The proposed approach is to relocate and extend the airport’s taxiways and relocate airport hangars. Fairfax said the plan has been to show the FAA that “what we’re doing is as safe for these 95,000-pounds-and-below planes as full compliance would be for a 737.” Baird said the airport also had to demonstrate that its plan would not interfere with the National Airspace System, which includes space for landings and takeoffs.
“Most of the controversy about what should be done with the airport has been vetted and resolved.”
Rick Baird
Friedman Memorial Airport manager
During a meeting of the Friedman Memorial Airport Authority on Tuesday, T-O Engineers consultant Dave Mitchell reported that the outcome of a meeting at the airport on June 4-5 with the FAA’s Safety Risk Management panel was “overall positive.” Mitchell said the FAA representatives had no concerns with three of the seven proposed actions discussed, asked for some changes to two and postponed discussion on a sixth. On the seventh—regarding the airport’s air-traffic control tower—panel members made it clear that commercial air service to the airport would be suspended if the tower were ever to be shut down.

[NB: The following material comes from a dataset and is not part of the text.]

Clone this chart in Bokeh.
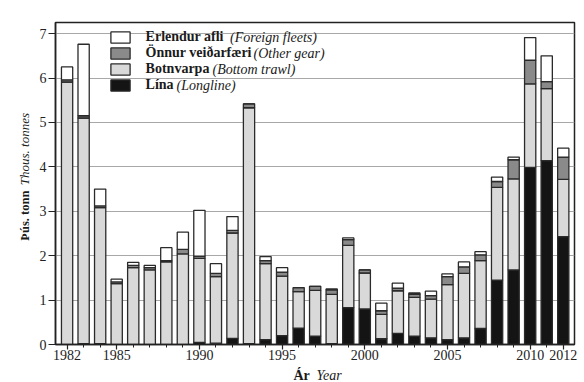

In an interview, Baird said the airport staff is amending its Modification of Standards documents to comply with the panel’s recommendations and will send them to the FAA for final approval.
One change required by the panel is that the airport develop operational procedures to deal with planes that weigh less than 95,000 pounds but have wingspans of more than 100 feet. Baird told the Airport Authority that there currently is no such plane, but that one is on the drawing board.
“We can handle one or two operations a day,” he said.
Baird said airport staff consider the panel’s positive response to be a green light to proceed with the first phase of construction this fall. That will consist of building a taxi lane to access the t-hangar area from the west, fencing modifications and an overlay of a portion of the tie-down apron to strengthen it to accommodate heavier aircraft.
Airport Authority members were told that the goal is to make some progress this fall and secure grant funds to allow the bulk of the project to begin early in the construction season next year.
Fairfax said the apparently approved changes “will meet our needs for the next 20 years.”